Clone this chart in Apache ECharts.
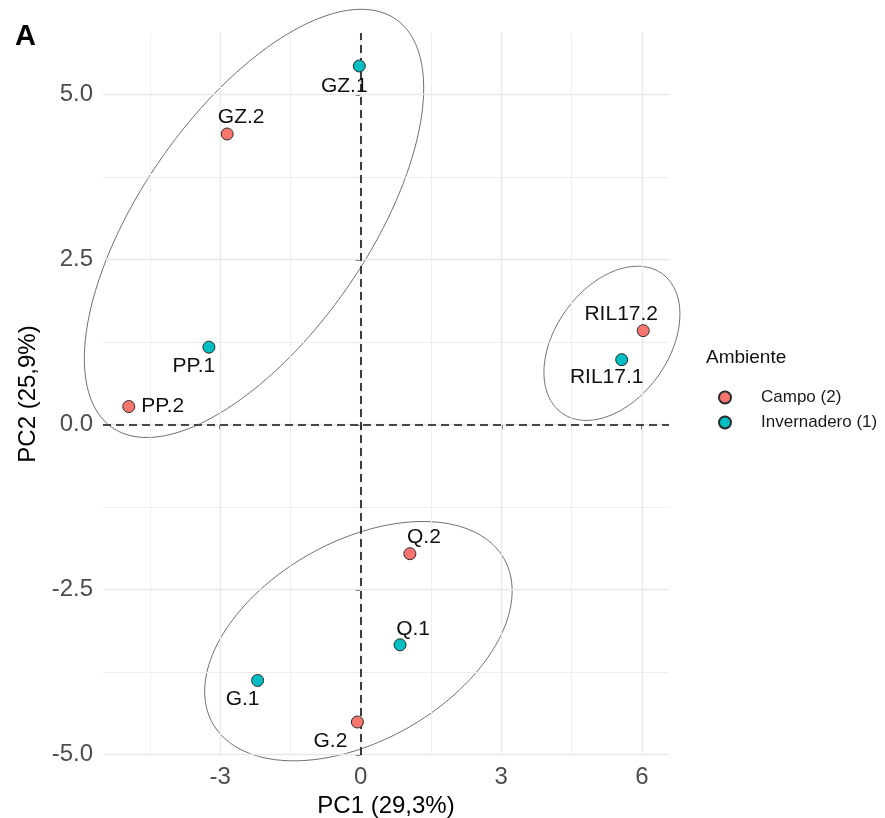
<!DOCTYPE html>
<html>
<head>
<meta charset="utf-8">
<script src="https://cdn.jsdelivr.net/npm/echarts@6/dist/echarts.min.js"></script>
<style>
html,body{margin:0;padding:0;background:#fff;}
#chart{width:885px;height:818px;}
</style>
</head>
<body>
<div id="chart"></div>
<script>
// ---- data ----
const names    = ['GZ.1','GZ.2','PP.1','PP.2','RIL17.2','RIL17.1','Q.2','Q.1','G.1','G.2'];
const pc1      = [-0.03, -2.85, -3.24, -4.95, 6.03, 5.57, 1.05, 0.84, -2.20, -0.07];
const pc2      = [ 5.43,  4.40,  1.17,  0.27, 1.42, 0.98, -1.96, -3.34, -3.88, -4.51];
const ambiente = ['Invernadero (1)','Campo (2)','Invernadero (1)','Campo (2)','Campo (2)',
                  'Invernadero (1)','Campo (2)','Invernadero (1)','Invernadero (1)','Campo (2)'];
const groups   = ['Campo (2)','Invernadero (1)'];

// axis ticks
const xTicks      = [-3, 0, 3, 6];
const xMinorGrid  = [-4.5, -1.5, 1.5, 4.5];
const yTicks      = [-5, -2.5, 0, 2.5, 5];
const yMinorGrid  = [-3.75, -1.25, 1.25, 3.75];

// ellipses: centre x, centre y, half-width, half-height, correlation
const ellipseTopLeft = [-2.277, 3.045, 3.621, 3.244, 0.632];
const ellipseRight   = [5.362, 1.228, 1.451, 1.168, 0.377];
const ellipseBottom  = [-0.049, -3.285, 3.281, 1.813, 0.42];

// ---- styles ----
const colors = {'Campo (2)': '#F8766D', 'Invernadero (1)': '#00BFC4'};
const labelOffsets = {
  'GZ.1':[-15,20], 'GZ.2':[14,-17], 'PP.1':[-15,19], 'PP.2':[34,0],
  'RIL17.2':[-22,-16], 'RIL17.1':[-15,18], 'Q.2':[14,-17], 'Q.1':[13,-16],
  'G.1':[-15,19], 'G.2':[-27,19]
};
const FONT = "'Liberation Sans', Arial, sans-serif";

function ellipsePath(p) {
  const [cx, cy, rx, ry, rho] = p;
  const out = [];
  const n = 240;
  const s = Math.sqrt(1 - rho * rho);
  for (let i = 0; i <= n; i++) {
    const t = 2 * Math.PI * i / n;
    out.push([cx + rx * Math.cos(t), cy + ry * (rho * Math.cos(t) + s * Math.sin(t))]);
  }
  return out;
}

const chart = echarts.init(document.getElementById('chart'), null, {renderer: 'canvas'});

const pointSeries = groups.map(g => ({
  name: g,
  type: 'scatter',
  z: 5,
  symbol: 'circle',
  symbolSize: 12,
  itemStyle: {color: colors[g], borderColor: '#2b2b2b', borderWidth: 1, opacity: 1},
  data: names.map((nm, i) => ({nm, i})).filter(o => ambiente[o.i] === g).map(o => ({
    value: [pc1[o.i], pc2[o.i]],
    name: o.nm,
    label: {
      show: true, position: 'inside', offset: labelOffsets[o.nm],
      formatter: o.nm, fontSize: 21, color: '#111', fontFamily: FONT
    }
  })),
  clip: false
}));

const ellipseSeries = {
  name: 'ellipses',
  type: 'lines',
  coordinateSystem: 'cartesian2d',
  polyline: true,
  z: 3,
  silent: true,
  clip: false,
  lineStyle: {color: '#5e5e5e', width: 0.9, opacity: 1, curveness: 0},
  data: [ellipseTopLeft, ellipseRight, ellipseBottom].map(p => ({coords: ellipsePath(p)}))
};

const gridSeries = {
  name: 'grid',
  type: 'scatter',
  z: 1,
  silent: true,
  data: [],
  markLine: {
    silent: true, symbol: 'none', animation: false,
    label: {show: false},
    data: [
      ...xTicks.map(v => ({xAxis: v, lineStyle: {color: '#e8e8e8', width: 1.3, type: 'solid'}})),
      ...xMinorGrid.map(v => ({xAxis: v, lineStyle: {color: '#eeeeee', width: 1, type: 'solid'}})),
      ...yTicks.map(v => ({yAxis: v, lineStyle: {color: '#e8e8e8', width: 1.3, type: 'solid'}})),
      ...yMinorGrid.map(v => ({yAxis: v, lineStyle: {color: '#eeeeee', width: 1, type: 'solid'}}))
    ]
  }
};

const zeroSeries = {
  name: 'zero',
  type: 'scatter',
  z: 8,
  silent: true,
  data: [],
  markLine: {
    silent: true, symbol: 'none', animation: false,
    label: {show: false},
    lineStyle: {color: '#111', width: 1.6, type: [8, 5]},
    data: [{xAxis: 0}, {yAxis: 0}]
  }
};

chart.setOption({
  animation: false,
  backgroundColor: '#ffffff',
  textStyle: {fontFamily: FONT},
  title: [
    {text: 'A', left: 10, top: 17, textStyle: {fontSize: 29, fontWeight: 'bold', color: '#000', fontFamily: FONT}},
    {text: 'Ambiente', left: 701, top: 343, textStyle: {fontSize: 19, fontWeight: 'normal', color: '#111', fontFamily: FONT}}
  ],
  legend: {
    data: groups,
    orient: 'vertical',
    left: 713, top: 384,
    itemWidth: 12, itemHeight: 12, itemGap: 8,
    icon: 'circle',
    textStyle: {fontSize: 17, color: '#1a1a1a', fontFamily: FONT, padding: [0, 0, 0, 25]}
  },
  grid: {left: 103, right: 216, top: 33, bottom: 63, containLabel: false, outerBoundsMode: 'none'},
  xAxis: {
    type: 'value', min: -5.50, max: 6.58,
    name: 'PC1 (29,3%)', nameLocation: 'middle', nameGap: 36,
    nameTextStyle: {fontSize: 24, color: '#000', fontFamily: FONT},
    axisLine: {show: false},
    splitLine: {show: false},
    axisTick: {show: true, customValues: xTicks, length: 5, lineStyle: {color: '#333', width: 1.5}},
    axisLabel: {customValues: xTicks, fontSize: 24, color: '#4d4d4d', margin: 10, fontFamily: FONT,
                formatter: v => String(v)}
  },
  yAxis: {
    type: 'value', min: -5.01, max: 5.93,
    name: 'PC2 (25,9%)', nameLocation: 'middle', nameGap: 60, nameRotate: 90,
    nameTextStyle: {fontSize: 24, color: '#000', fontFamily: FONT},
    axisLine: {show: false},
    splitLine: {show: false},
    axisTick: {show: true, customValues: yTicks, length: 5, lineStyle: {color: '#333', width: 1.5}},
    axisLabel: {customValues: yTicks, fontSize: 24, color: '#4d4d4d', margin: 10, fontFamily: FONT,
                formatter: v => v.toFixed(1)}
  },
  series: [gridSeries, ellipseSeries, ...pointSeries, zeroSeries]
});
</script>
</body>
</html>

★ ★ ★ ★ ★ ★ ★

## [STATED EXERCISE]
Copy the material exactly. Do not include the pictures.

## [SOLUTION TO THIS PROBLEM]
Clone this chart in Apache ECharts.
<!DOCTYPE html>
<html>
<head>
<meta charset="utf-8">
<script src="https://cdn.jsdelivr.net/npm/echarts@6/dist/echarts.min.js"></script>
<style>
html,body{margin:0;padding:0;background:#fff;}
#chart{width:885px;height:818px;}
</style>
</head>
<body>
<div id="chart"></div>
<script>
// ---- data ----
const names    = ['GZ.1','GZ.2','PP.1','PP.2','RIL17.2','RIL17.1','Q.2','Q.1','G.1','G.2'];
const pc1      = [-0.03, -2.85, -3.24, -4.95, 6.03, 5.57, 1.05, 0.84, -2.20, -0.07];
const pc2      = [ 5.43,  4.40,  1.17,  0.27, 1.42, 0.98, -1.96, -3.34, -3.88, -4.51];
const ambiente = ['Invernadero (1)','Campo (2)','Invernadero (1)','Campo (2)','Campo (2)',
                  'Invernadero (1)','Campo (2)','Invernadero (1)','Invernadero (1)','Campo (2)'];
const groups   = ['Campo (2)','Invernadero (1)'];

// axis ticks
const xTicks      = [-3, 0, 3, 6];
const xMinorGrid  = [-4.5, -1.5, 1.5, 4.5];
const yTicks      = [-5, -2.5, 0, 2.5, 5];
const yMinorGrid  = [-3.75, -1.25, 1.25, 3.75];

// ellipses: centre x, centre y, half-width, half-height, correlation
const ellipseTopLeft = [-2.277, 3.045, 3.621, 3.244, 0.632];
const ellipseRight   = [5.362, 1.228, 1.451, 1.168, 0.377];
const ellipseBottom  = [-0.049, -3.285, 3.281, 1.813, 0.42];

// ---- styles ----
const colors = {'Campo (2)': '#F8766D', 'Invernadero (1)': '#00BFC4'};
const labelOffsets = {
  'GZ.1':[-15,20], 'GZ.2':[14,-17], 'PP.1':[-15,19], 'PP.2':[34,0],
  'RIL17.2':[-22,-16], 'RIL17.1':[-15,18], 'Q.2':[14,-17], 'Q.1':[13,-16],
  'G.1':[-15,19], 'G.2':[-27,19]
};
const FONT = "'Liberation Sans', Arial, sans-serif";

function ellipsePath(p) {
  const [cx, cy, rx, ry, rho] = p;
  const out = [];
  const n = 240;
  const s = Math.sqrt(1 - rho * rho);
  for (let i = 0; i <= n; i++) {
    const t = 2 * Math.PI * i / n;
    out.push([cx + rx * Math.cos(t), cy + ry * (rho * Math.cos(t) + s * Math.sin(t))]);
  }
  return out;
}

const chart = echarts.init(document.getElementById('chart'), null, {renderer: 'canvas'});

const pointSeries = groups.map(g => ({
  name: g,
  type: 'scatter',
  z: 5,
  symbol: 'circle',
  symbolSize: 12,
  itemStyle: {color: colors[g], borderColor: '#2b2b2b', borderWidth: 1, opacity: 1},
  data: names.map((nm, i) => ({nm, i})).filter(o => ambiente[o.i] === g).map(o => ({
    value: [pc1[o.i], pc2[o.i]],
    name: o.nm,
    label: {
      show: true, position: 'inside', offset: labelOffsets[o.nm],
      formatter: o.nm, fontSize: 21, color: '#111', fontFamily: FONT
    }
  })),
  clip: false
}));

const ellipseSeries = {
  name: 'ellipses',
  type: 'lines',
  coordinateSystem: 'cartesian2d',
  polyline: true,
  z: 3,
  silent: true,
  clip: false,
  lineStyle: {color: '#5e5e5e', width: 0.9, opacity: 1, curveness: 0},
  data: [ellipseTopLeft, ellipseRight, ellipseBottom].map(p => ({coords: ellipsePath(p)}))
};

const gridSeries = {
  name: 'grid',
  type: 'scatter',
  z: 1,
  silent: true,
  data: [],
  markLine: {
    silent: true, symbol: 'none', animation: false,
    label: {show: false},
    data: [
      ...xTicks.map(v => ({xAxis: v, lineStyle: {color: '#e8e8e8', width: 1.3, type: 'solid'}})),
      ...xMinorGrid.map(v => ({xAxis: v, lineStyle: {color: '#eeeeee', width: 1, type: 'solid'}})),
      ...yTicks.map(v => ({yAxis: v, lineStyle: {color: '#e8e8e8', width: 1.3, type: 'solid'}})),
      ...yMinorGrid.map(v => ({yAxis: v, lineStyle: {color: '#eeeeee', width: 1, type: 'solid'}}))
    ]
  }
};

const zeroSeries = {
  name: 'zero',
  type: 'scatter',
  z: 8,
  silent: true,
  data: [],
  markLine: {
    silent: true, symbol: 'none', animation: false,
    label: {show: false},
    lineStyle: {color: '#111', width: 1.6, type: [8, 5]},
    data: [{xAxis: 0}, {yAxis: 0}]
  }
};

chart.setOption({
  animation: false,
  backgroundColor: '#ffffff',
  textStyle: {fontFamily: FONT},
  title: [
    {text: 'A', left: 10, top: 17, textStyle: {fontSize: 29, fontWeight: 'bold', color: '#000', fontFamily: FONT}},
    {text: 'Ambiente', left: 701, top: 343, textStyle: {fontSize: 19, fontWeight: 'normal', color: '#111', fontFamily: FONT}}
  ],
  legend: {
    data: groups,
    orient: 'vertical',
    left: 713, top: 384,
    itemWidth: 12, itemHeight: 12, itemGap: 8,
    icon: 'circle',
    textStyle: {fontSize: 17, color: '#1a1a1a', fontFamily: FONT, padding: [0, 0, 0, 25]}
  },
  grid: {left: 103, right: 216, top: 33, bottom: 63, containLabel: false, outerBoundsMode: 'none'},
  xAxis: {
    type: 'value', min: -5.50, max: 6.58,
    name: 'PC1 (29,3%)', nameLocation: 'middle', nameGap: 36,
    nameTextStyle: {fontSize: 24, color: '#000', fontFamily: FONT},
    axisLine: {show: false},
    splitLine: {show: false},
    axisTick: {show: true, customValues: xTicks, length: 5, lineStyle: {color: '#333', width: 1.5}},
    axisLabel: {customValues: xTicks, fontSize: 24, color: '#4d4d4d', margin: 10, fontFamily: FONT,
                formatter: v => String(v)}
  },
  yAxis: {
    type: 'value', min: -5.01, max: 5.93,
    name: 'PC2 (25,9%)', nameLocation: 'middle', nameGap: 60, nameRotate: 90,
    nameTextStyle: {fontSize: 24, color: '#000', fontFamily: FONT},
    axisLine: {show: false},
    splitLine: {show: false},
    axisTick: {show: true, customValues: yTicks, length: 5, lineStyle: {color: '#333', width: 1.5}},
    axisLabel: {customValues: yTicks, fontSize: 24, color: '#4d4d4d', margin: 10, fontFamily: FONT,
                formatter: v => v.toFixed(1)}
  },
  series: [gridSeries, ellipseSeries, ...pointSeries, zeroSeries]
});
</script>
</body>
</html>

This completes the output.